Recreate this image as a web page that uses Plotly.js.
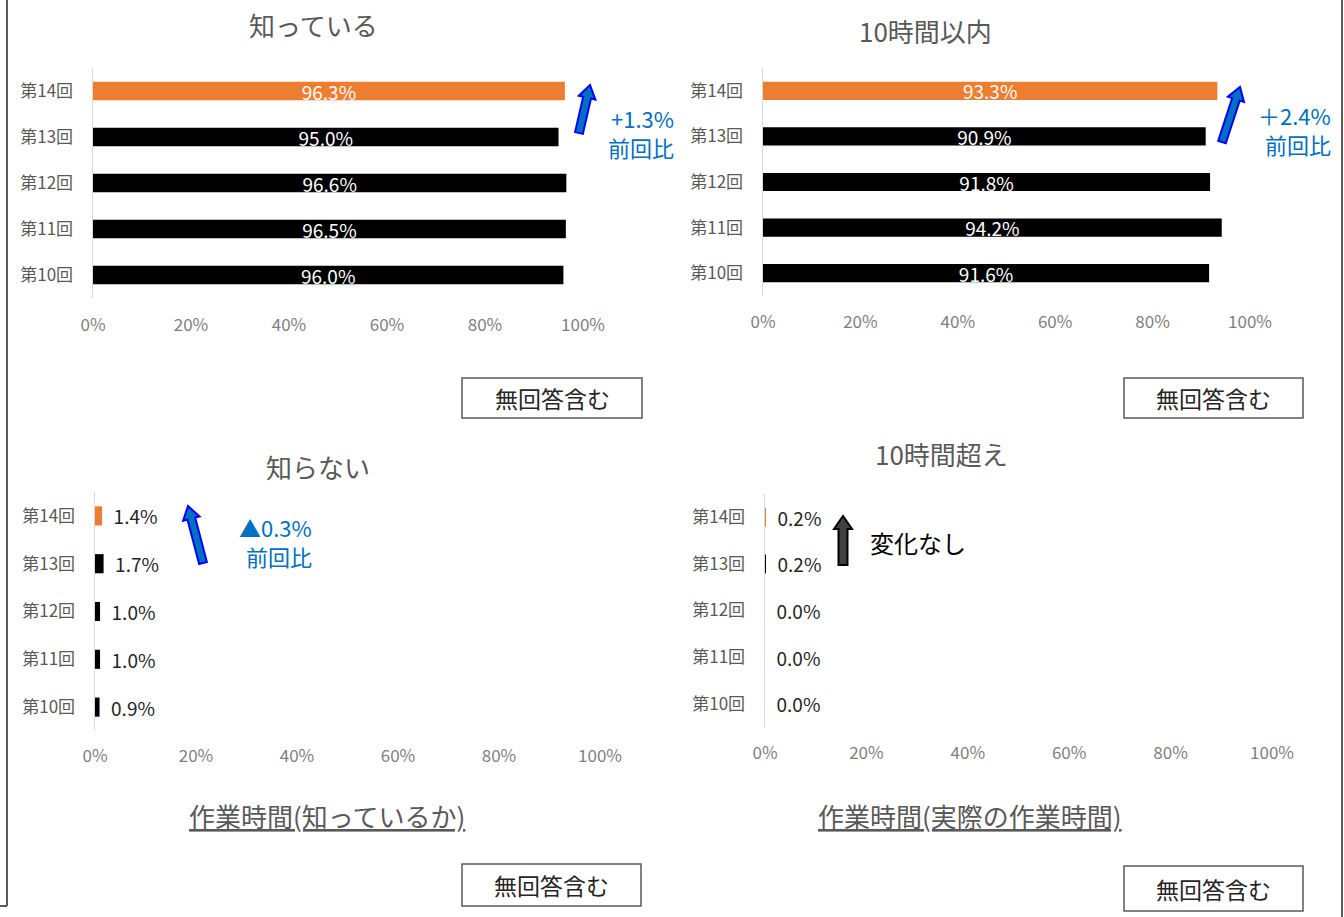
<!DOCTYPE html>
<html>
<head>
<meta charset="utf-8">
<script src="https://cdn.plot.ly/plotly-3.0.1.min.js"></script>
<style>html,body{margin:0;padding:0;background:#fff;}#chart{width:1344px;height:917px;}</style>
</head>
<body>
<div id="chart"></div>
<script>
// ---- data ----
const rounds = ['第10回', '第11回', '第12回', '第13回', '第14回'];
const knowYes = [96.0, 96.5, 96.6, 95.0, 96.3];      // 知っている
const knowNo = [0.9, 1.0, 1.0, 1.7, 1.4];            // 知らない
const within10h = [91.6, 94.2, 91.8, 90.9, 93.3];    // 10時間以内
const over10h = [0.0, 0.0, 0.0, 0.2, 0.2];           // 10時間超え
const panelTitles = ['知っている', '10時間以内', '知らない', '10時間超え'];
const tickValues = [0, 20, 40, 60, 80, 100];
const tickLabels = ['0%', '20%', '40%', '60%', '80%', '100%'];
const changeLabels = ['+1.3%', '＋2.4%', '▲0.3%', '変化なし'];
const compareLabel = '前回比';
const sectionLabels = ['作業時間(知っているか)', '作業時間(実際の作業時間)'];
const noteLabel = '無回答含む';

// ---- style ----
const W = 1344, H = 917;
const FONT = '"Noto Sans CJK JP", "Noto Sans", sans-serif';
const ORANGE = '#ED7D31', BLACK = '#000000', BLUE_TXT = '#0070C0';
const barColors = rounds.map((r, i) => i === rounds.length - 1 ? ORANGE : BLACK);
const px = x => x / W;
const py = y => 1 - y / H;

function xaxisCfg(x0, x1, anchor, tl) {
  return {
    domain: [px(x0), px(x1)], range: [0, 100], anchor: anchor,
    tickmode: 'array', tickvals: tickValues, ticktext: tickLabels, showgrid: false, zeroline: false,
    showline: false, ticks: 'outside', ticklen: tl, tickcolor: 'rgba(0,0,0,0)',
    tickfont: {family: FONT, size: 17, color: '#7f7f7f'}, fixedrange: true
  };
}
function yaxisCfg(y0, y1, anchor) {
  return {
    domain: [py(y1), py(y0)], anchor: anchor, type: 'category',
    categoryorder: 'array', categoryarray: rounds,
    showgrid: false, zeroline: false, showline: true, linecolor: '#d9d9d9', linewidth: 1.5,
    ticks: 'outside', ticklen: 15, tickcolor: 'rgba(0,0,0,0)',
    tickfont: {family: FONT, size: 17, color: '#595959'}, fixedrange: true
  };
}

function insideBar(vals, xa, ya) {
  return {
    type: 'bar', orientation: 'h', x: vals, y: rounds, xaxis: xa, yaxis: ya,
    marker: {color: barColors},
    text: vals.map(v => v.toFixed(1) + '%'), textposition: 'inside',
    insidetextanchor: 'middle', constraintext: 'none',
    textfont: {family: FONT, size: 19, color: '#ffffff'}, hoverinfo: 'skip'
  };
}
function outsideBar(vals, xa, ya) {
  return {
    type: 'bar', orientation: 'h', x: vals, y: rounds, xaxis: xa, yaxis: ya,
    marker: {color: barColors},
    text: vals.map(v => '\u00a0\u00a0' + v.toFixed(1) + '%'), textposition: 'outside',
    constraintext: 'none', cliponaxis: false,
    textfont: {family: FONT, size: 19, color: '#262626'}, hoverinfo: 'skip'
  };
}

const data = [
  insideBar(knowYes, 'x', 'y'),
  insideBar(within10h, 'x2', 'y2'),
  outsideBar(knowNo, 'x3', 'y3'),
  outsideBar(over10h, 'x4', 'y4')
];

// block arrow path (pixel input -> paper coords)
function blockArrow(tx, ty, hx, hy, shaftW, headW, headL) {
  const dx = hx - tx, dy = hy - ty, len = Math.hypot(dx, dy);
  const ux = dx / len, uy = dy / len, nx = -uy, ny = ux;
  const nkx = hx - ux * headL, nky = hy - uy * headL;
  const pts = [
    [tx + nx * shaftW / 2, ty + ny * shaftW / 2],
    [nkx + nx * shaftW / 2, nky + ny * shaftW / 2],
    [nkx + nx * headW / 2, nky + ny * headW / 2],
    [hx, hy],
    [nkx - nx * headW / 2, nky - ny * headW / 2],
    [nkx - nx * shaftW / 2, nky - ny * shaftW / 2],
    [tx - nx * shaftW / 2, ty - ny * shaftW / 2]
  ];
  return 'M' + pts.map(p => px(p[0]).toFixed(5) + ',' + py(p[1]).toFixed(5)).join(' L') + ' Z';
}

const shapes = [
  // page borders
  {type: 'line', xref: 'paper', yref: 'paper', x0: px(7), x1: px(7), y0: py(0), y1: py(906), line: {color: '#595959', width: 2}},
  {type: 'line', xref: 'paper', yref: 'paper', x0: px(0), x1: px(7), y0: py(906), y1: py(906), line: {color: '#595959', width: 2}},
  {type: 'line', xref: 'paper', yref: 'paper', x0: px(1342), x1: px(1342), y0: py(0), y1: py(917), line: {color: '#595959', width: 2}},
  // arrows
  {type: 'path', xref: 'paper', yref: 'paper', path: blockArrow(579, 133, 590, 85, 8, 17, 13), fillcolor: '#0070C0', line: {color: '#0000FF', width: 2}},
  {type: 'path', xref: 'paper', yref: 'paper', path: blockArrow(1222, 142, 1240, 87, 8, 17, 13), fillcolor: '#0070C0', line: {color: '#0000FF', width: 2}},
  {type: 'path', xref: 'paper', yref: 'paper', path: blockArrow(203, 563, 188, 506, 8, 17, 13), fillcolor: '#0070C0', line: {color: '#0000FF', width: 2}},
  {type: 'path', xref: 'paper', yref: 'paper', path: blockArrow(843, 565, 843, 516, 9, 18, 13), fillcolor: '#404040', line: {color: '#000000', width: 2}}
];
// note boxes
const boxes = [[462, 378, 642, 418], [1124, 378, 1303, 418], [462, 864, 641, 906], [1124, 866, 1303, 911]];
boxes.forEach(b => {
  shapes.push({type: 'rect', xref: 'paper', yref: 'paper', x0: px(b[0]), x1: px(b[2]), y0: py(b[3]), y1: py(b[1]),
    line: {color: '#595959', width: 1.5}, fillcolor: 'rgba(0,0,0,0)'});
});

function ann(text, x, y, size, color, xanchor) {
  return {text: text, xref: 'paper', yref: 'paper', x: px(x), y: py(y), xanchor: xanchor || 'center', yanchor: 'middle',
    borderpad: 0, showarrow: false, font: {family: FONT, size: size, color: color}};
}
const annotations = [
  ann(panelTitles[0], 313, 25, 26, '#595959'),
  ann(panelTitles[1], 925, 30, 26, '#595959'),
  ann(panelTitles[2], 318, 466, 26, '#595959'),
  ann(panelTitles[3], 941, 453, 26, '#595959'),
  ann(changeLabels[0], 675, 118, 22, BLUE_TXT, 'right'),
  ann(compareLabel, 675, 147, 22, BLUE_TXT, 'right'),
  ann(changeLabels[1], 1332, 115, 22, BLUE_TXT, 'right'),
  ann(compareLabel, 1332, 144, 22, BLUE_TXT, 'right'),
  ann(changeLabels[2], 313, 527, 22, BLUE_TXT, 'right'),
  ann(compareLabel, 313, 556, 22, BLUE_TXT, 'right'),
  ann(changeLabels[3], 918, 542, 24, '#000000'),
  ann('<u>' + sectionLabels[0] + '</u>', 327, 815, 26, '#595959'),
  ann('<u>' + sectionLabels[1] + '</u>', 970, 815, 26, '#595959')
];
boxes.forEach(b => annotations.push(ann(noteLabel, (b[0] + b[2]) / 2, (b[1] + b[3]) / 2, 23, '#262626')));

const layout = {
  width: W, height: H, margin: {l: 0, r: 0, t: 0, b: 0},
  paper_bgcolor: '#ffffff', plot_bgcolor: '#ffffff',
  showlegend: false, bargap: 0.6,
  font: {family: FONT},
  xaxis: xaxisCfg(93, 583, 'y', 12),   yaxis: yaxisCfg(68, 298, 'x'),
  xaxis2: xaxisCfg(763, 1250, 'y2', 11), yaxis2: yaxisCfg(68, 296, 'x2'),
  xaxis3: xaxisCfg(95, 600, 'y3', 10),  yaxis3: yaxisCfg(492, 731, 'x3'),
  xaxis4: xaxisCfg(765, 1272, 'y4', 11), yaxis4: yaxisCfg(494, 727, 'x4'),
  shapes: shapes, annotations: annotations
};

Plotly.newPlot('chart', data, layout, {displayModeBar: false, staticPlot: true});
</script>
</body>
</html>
* * * * * * * * *
# AIM OF THE TASK
Copy nothing but the lines from the top of the data down to the line containing "const py = y => 1 - y / H;", and leave the pictures out.

# RESPONSE TO THIS TASK
Recreate this image as a web page that uses Plotly.js.
<!DOCTYPE html>
<html>
<head>
<meta charset="utf-8">
<script src="https://cdn.plot.ly/plotly-3.0.1.min.js"></script>
<style>html,body{margin:0;padding:0;background:#fff;}#chart{width:1344px;height:917px;}</style>
</head>
<body>
<div id="chart"></div>
<script>
// ---- data ----
const rounds = ['第10回', '第11回', '第12回', '第13回', '第14回'];
const knowYes = [96.0, 96.5, 96.6, 95.0, 96.3];      // 知っている
const knowNo = [0.9, 1.0, 1.0, 1.7, 1.4];            // 知らない
const within10h = [91.6, 94.2, 91.8, 90.9, 93.3];    // 10時間以内
const over10h = [0.0, 0.0, 0.0, 0.2, 0.2];           // 10時間超え
const panelTitles = ['知っている', '10時間以内', '知らない', '10時間超え'];
const tickValues = [0, 20, 40, 60, 80, 100];
const tickLabels = ['0%', '20%', '40%', '60%', '80%', '100%'];
const changeLabels = ['+1.3%', '＋2.4%', '▲0.3%', '変化なし'];
const compareLabel = '前回比';
const sectionLabels = ['作業時間(知っているか)', '作業時間(実際の作業時間)'];
const noteLabel = '無回答含む';

// ---- style ----
const W = 1344, H = 917;
const FONT = '"Noto Sans CJK JP", "Noto Sans", sans-serif';
const ORANGE = '#ED7D31', BLACK = '#000000', BLUE_TXT = '#0070C0';
const barColors = rounds.map((r, i) => i === rounds.length - 1 ? ORANGE : BLACK);
const px = x => x / W;
const py = y => 1 - y / H;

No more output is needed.